I can imagine how a collection of openings for Scythe might look. You're Engineering Rusviet? Do these 7 steps in order. But did it take into account your Objectives? Whether you had 2s or 5s for your Combat cards? What you get from your Encounter? Would it even take into account who your opponents are, what they've done, and what they're likely to do? Even the most cursory of chess opening lists give the opponent's moves. And just like an opening book for chess, an action sequence in Scythe can go off the rails when opponents don't cooperate and play exactly how they're "supposed to", such as by not allowing you Combat Stars or by preemptively taking territories you weren't expecting. Once you're off book, then what? And if something beneficial happens, such as a decent Encounter or opponent placing themselves in an exploitable position, you don't want to ignore that. Far better than memorizing a list of moves is learning principles. Mostly, a solid opening in chess can simply be derived from principles and calculation. Even when you remove their opening books, the best chess computer programs in the world are still better than the best humans because all solid opening moves can be derived purely from principles and calculation. And the beginning of Scythe is generally far less calculation-intensive than chess.

"So John," you ask, "don't those Case Studies you just wrote undermine your whole point here?" Aren't they, in many ways, just the first part of an opening book? Not in my mind, no. In fact, from my perspective they strengthen my argument.
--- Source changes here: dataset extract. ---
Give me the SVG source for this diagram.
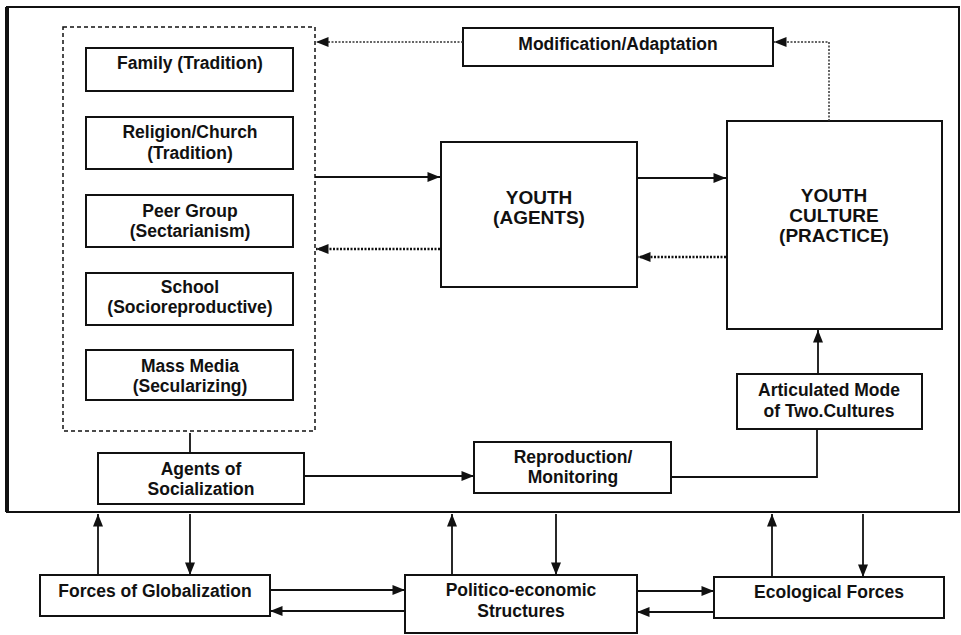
<svg xmlns="http://www.w3.org/2000/svg" width="961" height="635" viewBox="0 0 961 635">
<defs>
<marker id="ah" viewBox="0 0 10 8" refX="10" refY="4" markerWidth="13" markerHeight="10" markerUnits="userSpaceOnUse" orient="auto"><path d="M0,0 L10,4 L0,8 z" fill="#111"/></marker>
<style>
.box{fill:#fff;stroke:#111;stroke-width:2}
.t{font-family:"Liberation Sans",Arial,sans-serif;font-weight:bold;font-size:17.5px;fill:#111;text-anchor:middle}
.big{font-size:19px}
.c{fill:none;stroke:#111;stroke-width:1.8}
.d{fill:none;stroke:#111;stroke-width:2.5;stroke-dasharray:2 1.5}
.dt{fill:none;stroke:#333;stroke-width:1.5;stroke-dasharray:2 1.5}
</style>
</defs>
<rect width="961" height="635" fill="#fff"/>
<g id="frame">
<rect x="7" y="7" width="952" height="505" fill="none" stroke="#111" stroke-width="2"/>
<line x1="7" y1="7" x2="7" y2="512" stroke="#111" stroke-width="4"/>
</g>
<g id="agents-group">
<rect x="63" y="27" width="252" height="404" fill="none" stroke="#111" stroke-width="1.5" stroke-dasharray="4 3"/>
</g>
<g id="family"><rect class="box" x="86" y="48" width="207" height="43"/><text class="t" x="190" y="69">Family (Tradition)</text></g>
<g id="religion"><rect class="box" x="86" y="117" width="207" height="52"/><text class="t" x="190" y="138">Religion/Church</text><text class="t" x="190" y="159">(Tradition)</text></g>
<g id="peer"><rect class="box" x="86" y="195" width="207" height="52"/><text class="t" x="190" y="217">Peer Group</text><text class="t" x="190" y="237">(Sectarianism)</text></g>
<g id="school"><rect class="box" x="86" y="273" width="207" height="52"/><text class="t" x="190" y="293">School</text><text class="t" x="190" y="313">(Socioreproductive)</text></g>
<g id="massmedia"><rect class="box" x="86" y="350" width="207" height="50"/><text class="t" x="190" y="372">Mass Media</text><text class="t" x="190" y="392">(Secularizing)</text></g>
<g id="agents"><rect class="box" x="98" y="453" width="206" height="51"/><text class="t" x="201" y="475">Agents of</text><text class="t" x="201" y="495">Socialization</text></g>
<g id="modification"><rect class="box" x="463" y="28" width="310" height="38"/><text class="t" x="618" y="50">Modification/Adaptation</text></g>
<g id="youth"><rect class="box" x="441" y="142" width="196" height="145"/><text class="t big" x="539" y="204">YOUTH</text><text class="t big" x="539" y="224">(AGENTS)</text></g>
<g id="youthculture"><rect class="box" x="727" y="121" width="215" height="208"/><text class="t big" x="834" y="202">YOUTH</text><text class="t big" x="834" y="222">CULTURE</text><text class="t big" x="834" y="242">(PRACTICE)</text></g>
<g id="articulated"><rect class="box" x="737" y="374" width="185" height="55"/><text class="t" x="829" y="396">Articulated Mode</text><text class="t" x="829" y="417">of Two.Cultures</text></g>
<g id="reproduction"><rect class="box" x="474" y="442" width="197" height="51"/><text class="t" x="573" y="463">Reproduction/</text><text class="t" x="573" y="483">Monitoring</text></g>
<g id="globalization"><rect class="box" x="40" y="575" width="230" height="41"/><text class="t" x="155" y="597">Forces of Globalization</text></g>
<g id="politico"><rect class="box" x="405" y="575" width="232" height="58"/><text class="t" x="521" y="596">Politico-economic</text><text class="t" x="521" y="617">Structures</text></g>
<g id="ecological"><rect class="box" x="714" y="577" width="230" height="41"/><text class="t" x="829" y="598">Ecological Forces</text></g>
<g id="connectors">
<line class="c" x1="315" y1="177" x2="440" y2="177" marker-end="url(#ah)"/>
<line class="c" x1="637" y1="178" x2="726" y2="178" marker-end="url(#ah)"/>
<line class="d" x1="726" y1="257" x2="638" y2="257" marker-end="url(#ah)"/>
<line class="d" x1="440" y1="249" x2="316" y2="249" marker-end="url(#ah)"/>
<line class="dt" x1="463" y1="42" x2="316" y2="42" marker-end="url(#ah)"/>
<polyline class="dt" points="829,121 829,42 774,42" marker-end="url(#ah)"/>
<line class="c" x1="190" y1="433" x2="190" y2="453"/>
<line class="c" x1="304" y1="476" x2="474" y2="476" marker-end="url(#ah)"/>
<polyline class="c" points="671,477 817,477 817,429"/>
<line class="c" x1="818" y1="374" x2="818" y2="330" marker-end="url(#ah)"/>
<line class="c" x1="98" y1="575" x2="98" y2="514" marker-end="url(#ah)"/>
<line class="c" x1="190" y1="514" x2="190" y2="575" marker-end="url(#ah)"/>
<line class="c" x1="452" y1="575" x2="452" y2="514" marker-end="url(#ah)"/>
<line class="c" x1="556" y1="514" x2="556" y2="575" marker-end="url(#ah)"/>
<line class="c" x1="772" y1="577" x2="772" y2="514" marker-end="url(#ah)"/>
<line class="c" x1="863" y1="514" x2="863" y2="577" marker-end="url(#ah)"/>
<line class="c" x1="270" y1="590" x2="405" y2="590" marker-end="url(#ah)"/>
<line class="c" x1="405" y1="611" x2="270" y2="611" marker-end="url(#ah)"/>
<line class="c" x1="637" y1="591" x2="714" y2="591" marker-end="url(#ah)"/>
<line class="c" x1="714" y1="612" x2="637" y2="612" marker-end="url(#ah)"/>
</g>
</svg>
I think the first Case Study (Agricultural Polonia) was probably the best received. It certainly engendered the most discussion, at least. The first thing you will notice (hopefully) is that it is not merely a list of moves. It is a discussion. It states a general overarching strategy - quickly Producing 8 Workers and rushing to the Factory - and gives the benefits and disadvantages of 2 different approaches. It's not a rigid plan. I even mention the option of bailing on the general plan as early as turn 3 if the first Encounter doesn't go the right way. In fact, the discussion in the comments is as valuable as the main post itself. GFLima gives yet a third way open to achieve similar goals. After all that discussion, I'm even not 100% under what circumstances each opening is strongest, or even if the whole concept is weaker than doing something more standard, such as only making 5 Workers and doing the Produce/Build Action more.

Now, there are books on Chess Openings. Quite often, an initial series of 3 to 6 moves is given an entire book. Not only are the first few moves given, but a discussion follows. The general future plans and common theme are explored. Weaknesses are mentioned. Examples of possible oppoment mistakes are given, as are the ways to capitalize on these errors. THIS sort of "opening book", I can get behind. In my own way, I hope the Case Studies and the comments they generatr are a sort of condensed version of this.
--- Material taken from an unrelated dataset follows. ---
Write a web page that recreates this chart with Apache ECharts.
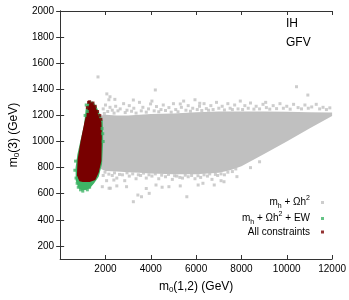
<!DOCTYPE html>
<html>
<head>
<meta charset="utf-8">
<script src="https://cdn.jsdelivr.net/npm/echarts@6/dist/echarts.min.js"></script>
<style>
  html, body { margin: 0; padding: 0; background: #ffffff; }
  #chart { width: 349px; height: 300px; }
</style>
</head>
<body>
<div id="chart"></div>
<script>
// axis ticks
const xTicks = [2000, 4000, 6000, 8000, 10000, 12000];
const yTicks = [200, 400, 600, 800, 1000, 1200, 1400, 1600, 1800, 2000];

// m_h + Ωh^2 : dense part of the cloud (upper / lower edge), then loose points
const grayUpper = [[1800, 1200], [2000, 1205], [2500, 1200], [3000, 1200], [3500, 1205], [4000, 1210],
  [5000, 1215], [6000, 1225], [7000, 1230], [8000, 1230], [9000, 1230], [10000, 1228], [11000, 1225],
  [12000, 1222]];
const grayLower = [[1800, 790], [2000, 775], [2500, 770], [3000, 765], [3500, 760], [4000, 755],
  [5000, 750], [6000, 750], [7000, 760], [7500, 780], [8000, 810], [9000, 905], [10000, 1000],
  [11000, 1100], [12000, 1195]];
const grayPoints = [
  // loose points far from the cloud
  [1670, 1495], [2060, 1365], [2150, 1320], [2200, 1343], [2414, 1323], [3230, 1318], [4200, 1395],
  [6160, 1293], [10430, 1420], [10930, 1356], [9070, 1300], [3990, 1288], [5300, 1288],
  // upper fringe
  [1900, 1250], [1950, 1215], [2000, 1280], [2100, 1230], [2200, 1262], [2300, 1240], [2380, 1218],
  [2450, 1270], [2550, 1235], [2650, 1250], [2800, 1290], [2870, 1222], [2950, 1240], [3050, 1275],
  [3150, 1232], [3250, 1255], [3350, 1218], [3500, 1300], [3580, 1235], [3650, 1262], [3800, 1225],
  [3900, 1250], [4050, 1310], [4150, 1235], [4250, 1268], [4350, 1228], [4450, 1245], [4550, 1280],
  [4650, 1238], [4800, 1260], [4900, 1225], [5000, 1290], [5100, 1245], [5200, 1228], [5350, 1262],
  [5450, 1310], [5550, 1240], [5650, 1275], [5750, 1232], [5850, 1255], [5950, 1320], [6050, 1245],
  [6150, 1270], [6250, 1238], [6350, 1290], [6450, 1252], [6550, 1240], [6650, 1275], [6750, 1245],
  [6900, 1300], [7000, 1255], [7150, 1270], [7250, 1242], [7400, 1290], [7500, 1255], [7600, 1245],
  [7700, 1280], [7850, 1250], [7950, 1310], [8050, 1245], [8150, 1275], [8300, 1255], [8400, 1295],
  [8550, 1248], [8650, 1270], [8800, 1250], [8950, 1285], [9100, 1260], [9250, 1248], [9400, 1275],
  [9550, 1252], [9700, 1290], [9850, 1255], [10000, 1270], [10150, 1248], [10300, 1285], [10500, 1260],
  [10650, 1250], [10800, 1280], [10950, 1255], [11100, 1265], [11300, 1285], [11450, 1250], [11600, 1262],
  [11750, 1245], [11900, 1258],
  // lower fringe
  [1900, 740], [1980, 765], [2050, 700], [2150, 750], [2300, 740], [2400, 760], [2500, 720], [2620, 748],
  [2750, 745], [2850, 700], [2950, 760], [3050, 735], [3200, 752], [3350, 715], [3450, 745], [3550, 740],
  [3680, 758], [3800, 720], [3920, 745], [4050, 735], [4200, 752], [4350, 715], [4480, 742], [4650, 730],
  [4780, 748], [4950, 710], [5050, 738], [5150, 735], [5280, 725], [5400, 720], [5520, 742], [5650, 730],
  [5800, 740], [5950, 715], [6080, 738], [6200, 725], [6350, 745], [6500, 735], [6600, 752], [6700, 710],
  [6850, 748], [6950, 740], [7100, 752], [7250, 745], [7400, 765], [7600, 770], [7750, 790],
  [1860, 654], [2160, 642], [2214, 642], [2370, 705], [2930, 654], [3230, 539], [3430, 590], [3590, 577],
  [3930, 603], [4230, 667], [4800, 654], [5590, 577], [6090, 667], [6800, 667], [7230, 692], [7800, 731],
  [2500, 660], [3800, 640], [4500, 650], [5300, 660], [6300, 680], [7100, 700], [8400, 800], [8800, 845]];

// m_h + Ωh^2 + EW
const greenBlob = [[1000, 625], [1300, 640], [1500, 680], [1700, 730], [1850, 830], [1900, 1000],
  [1880, 1160], [1720, 1220], [1600, 1270], [1450, 1305], [1250, 1310], [1130, 1250], [1050, 1120],
  [900, 1010], [760, 900], [680, 800], [690, 700], [820, 640]];
const greenPoints = [[700, 720], [750, 680], [800, 650], [900, 630], [1000, 620], [1100, 640], [1200, 630],
  [1300, 650], [650, 780], [680, 850], [1150, 1280], [1200, 1230], [1850, 1100], [1880, 1060],
  [1900, 1000], [1100, 1200]];

// All constraints
const redBlob = [[1000, 690], [1300, 690], [1550, 705], [1700, 760], [1820, 850], [1840, 1050],
  [1820, 1150], [1700, 1195], [1600, 1250], [1500, 1280], [1380, 1300], [1270, 1280], [1170, 1220],
  [1060, 1140], [900, 1000], [770, 860], [740, 740], [850, 695]];
const redPoints = [[1250, 1300], [1300, 1305], [1350, 1285], [1450, 1295], [1550, 1270], [1650, 1230],
  [1750, 1200], [1200, 1260], [1800, 1170]];

const GRAY = "#c0c0c0";
const GREEN = "#3fb466";
const RED = "#780000";
const FONT = "Liberation Sans";

const blob = (name, pts, color) => ({
  type: "custom",
  name: name,
  silent: true,
  data: [pts[0]],
  renderItem: (params, api) => ({
    type: "polygon",
    shape: { points: pts.map(p => api.coord(p)) },
    style: { fill: color }
  })
});

const dots = (name, pts, color) => ({
  type: "scatter",
  name: name,
  symbol: "rect",
  symbolSize: 3,
  itemStyle: { color: color },
  data: pts
});

const sub = { fontSize: 7, verticalAlign: "bottom", lineHeight: 8, fontFamily: FONT, color: "#000" };
const sup = { fontSize: 7, verticalAlign: "top", lineHeight: 8, fontFamily: FONT, color: "#000" };
const txt = { fontSize: 10, lineHeight: 15, fontFamily: FONT, color: "#000" };
const nameRich = {
  n: { fontSize: 12, fontFamily: FONT, color: "#000", lineHeight: 14 },
  s: { fontSize: 8, fontFamily: FONT, color: "#000", verticalAlign: "bottom", lineHeight: 9 }
};

const axisLine = { show: true, lineStyle: { color: "#333", width: 1 } };
const plain = v => String(v);

const chart = echarts.init(document.getElementById("chart"));
chart.setOption({
  animation: false,
  grid: { left: 53, right: 16, top: 11, bottom: 41 },
  xAxis: [
    {
      type: "value", min: 0, max: 12000, position: "bottom",
      name: "{n|m}{s|0}{n|(1,2) (GeV)}", nameLocation: "middle", nameGap: 21,
      nameTextStyle: { rich: nameRich },
      axisLine: axisLine, splitLine: { show: false },
      axisTick: { inside: true, length: 4, customValues: xTicks, lineStyle: { color: "#333" } },
      axisLabel: { customValues: xTicks, formatter: plain, fontSize: 10, fontFamily: FONT, color: "#000", margin: 5 }
    },
    {
      type: "value", min: 0, max: 12000, position: "top",
      axisLine: axisLine, splitLine: { show: false },
      axisTick: { inside: true, length: 4, customValues: xTicks, lineStyle: { color: "#333" } },
      axisLabel: { show: false }
    }
  ],
  yAxis: [
    {
      type: "value", min: 100, max: 2000, position: "left",
      name: "{n|m}{s|0}{n|(3) (GeV)}", nameLocation: "middle", nameGap: 34,
      nameTextStyle: { rich: nameRich },
      axisLine: axisLine, splitLine: { show: false },
      axisTick: { show: true, inside: true, length: 4, customValues: yTicks, lineStyle: { color: "#333" } },
      axisLabel: { customValues: yTicks, formatter: plain, fontSize: 10, fontFamily: FONT, color: "#000", margin: 6 }
    },
    {
      type: "value", min: 100, max: 2000, position: "right",
      axisLine: axisLine, splitLine: { show: false },
      axisTick: { show: true, inside: true, length: 4, customValues: yTicks, lineStyle: { color: "#333" } },
      axisLabel: { show: false }
    }
  ],
  legend: {
    data: ["m_h + Ωh^2", "m_h + Ωh^2 + EW", "All constraints"],
    orient: "vertical", align: "right", right: 25, top: 195, padding: 0, itemGap: 1,
    icon: "rect", itemWidth: 3, itemHeight: 3,
    formatter: name => {
      if (name === "m_h + Ωh^2") return "{n|m}{b|h}{n| + Ωh}{p|2}";
      if (name === "m_h + Ωh^2 + EW") return "{n|m}{b|h}{n| + Ωh}{p|2}{n| + EW}";
      return "{n|" + name + "}";
    },
    textStyle: { padding: [0, 6, 0, 0], rich: { n: txt, b: sub, p: sup } }
  },
  graphic: [
    { type: "text", left: 286, top: 18, style: { text: "IH", fontSize: 12, fontFamily: FONT, fill: "#000" } },
    { type: "text", left: 286, top: 37, style: { text: "GFV", fontSize: 12, fontFamily: FONT, fill: "#000" } }
  ],
  series: [
    blob("gray core", grayUpper.concat(grayLower.slice().reverse()), GRAY),
    dots("m_h + Ωh^2", grayPoints, GRAY),
    blob("green core", greenBlob, GREEN),
    dots("m_h + Ωh^2 + EW", greenPoints, GREEN),
    blob("red core", redBlob, RED),
    dots("All constraints", redPoints, RED)
  ]
});
</script>
</body>
</html>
I'm someone who advocates having a flexible approach to Scythe. You don't know exactly what's going to happen so you want as much exposure to upside variance as you can get. Keep an eye out for where you can get a boost. But that doesn't mean having no plan. Quite the opposite. Much like in chess, you should be looking at where you want to be later, and see what moves are likely to get you there. You can totally "wing it" in that you come into the game with no preconceived plan. But of course you will do better the further you look ahead more you learning from previous experience.
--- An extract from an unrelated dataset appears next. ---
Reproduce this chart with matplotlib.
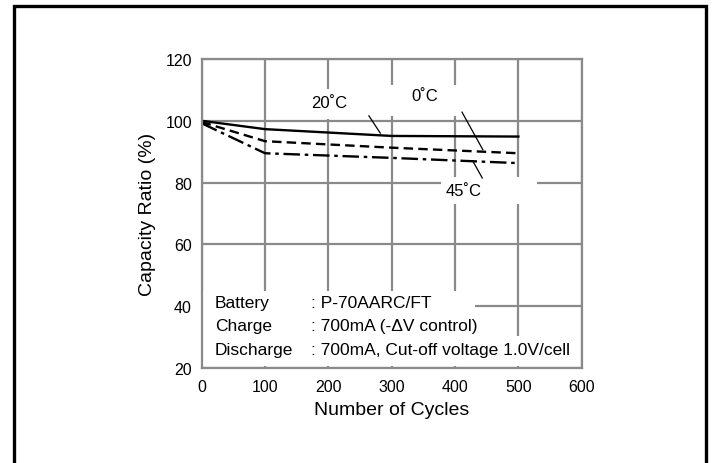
import matplotlib
matplotlib.use("Agg")
import matplotlib.pyplot as plt
from matplotlib.patches import Rectangle

plt.rcParams['font.family'] = ['Liberation Sans', 'DejaVu Sans']

cycles = [0, 100, 300, 500]
cap_20c = [100.0, 97.3, 95.1, 94.9]
cap_0c = [99.6, 93.4, 91.3, 89.5]
cap_45c = [99.2, 89.5, 88.0, 86.3]

xticks = [0, 100, 200, 300, 400, 500, 600]
yticks = [20, 40, 60, 80, 100, 120]

info_keys = ["Battery", "Charge", "Discharge"]
info_vals = [": P-70AARC/FT", ": 700mA (-\u0394V control)", ": 700mA, Cut-off voltage 1.0V/cell"]

grey = "#8a8a8a"

fig = plt.figure(figsize=(7.12, 4.64), dpi=100)
ax = fig.add_axes([0.2833, 0.2047, 0.5337, 0.666])

# outer frame (open at bottom)
fig.add_artist(Rectangle((0.0197, -0.05), 0.9719, 1.035, transform=fig.transFigure,
                         fill=False, edgecolor="black", linewidth=2.4))

ax.set_xlim(0, 600)
ax.set_ylim(20, 120)
ax.set_xticks(xticks)
ax.set_yticks(yticks)
ax.tick_params(length=0, labelsize=11.5)
ax.tick_params(axis='x', pad=8)
ax.tick_params(axis='y', pad=7)
ax.set_axisbelow(True)
ax.grid(True, color=grey, linewidth=1.6)
for s in ax.spines.values():
    s.set_color(grey)
    s.set_linewidth(1.6)

ax.set_xlabel("Number of Cycles", fontsize=14, labelpad=5)
ax.set_ylabel("Capacity Ratio (%)", fontsize=14, labelpad=7)

# white gaps behind labels
gaps = [(163, 100.7, 127, 9.5), (290, 101.6, 122, 10.0), (378, 73.1, 152, 8.8),
        (2, 20.5, 430, 24.5), (432, 20.5, 160, 9.8)]
for gx, gy, gw, gh in gaps:
    ax.add_patch(Rectangle((gx, gy), gw, gh, facecolor="white", edgecolor="none", zorder=1))

ax.plot(cycles, cap_20c, color="black", linewidth=1.7, zorder=2)
ax.plot(cycles, cap_0c, color="black", linewidth=1.7, dashes=(4, 2.2), zorder=2)
ax.plot(cycles, cap_45c, color="black", linewidth=1.7, dashes=(7, 2, 1.5, 2), zorder=2)

ax.text(201, 105.8, "20\u02daC", fontsize=12, ha="center", va="center")
ax.text(352, 108.3, "0\u02daC", fontsize=12, ha="center", va="center")
ax.text(413, 77.3, "45\u02daC", fontsize=12, ha="center", va="center")

ax.plot([264, 282], [101.6, 96.0], color="black", linewidth=0.9)
ax.plot([411, 444], [102.8, 90.6], color="black", linewidth=0.9)
ax.plot([428, 443], [87.0, 81.5], color="black", linewidth=0.9)

for i, (k, v) in enumerate(zip(info_keys, info_vals)):
    y = 41.3 - i * 7.7
    ax.text(21, y, k, fontsize=12.5, va="center")
    ax.text(172, y, v, fontsize=12.5, va="center")

fig.savefig("out.png", dpi=100)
So anyway... that's the thousand-or-so word explanation of why I tend to dismiss the idea of an opening book when it come up. Admittedly, it's an oddly specific topic to write so much about in an already pretty niche blog. I'm not sure this post is of actual use to anyone at all. But hey, it's my blog. It just struck me as something I'd wanted to reply to a few times, while also requiring an inappropriately verbose response for any other forum. If, for some reason, you manged to make it through the whole thing, you have my heartfelt apologies. Feel free to vent about whatever you want in the comments.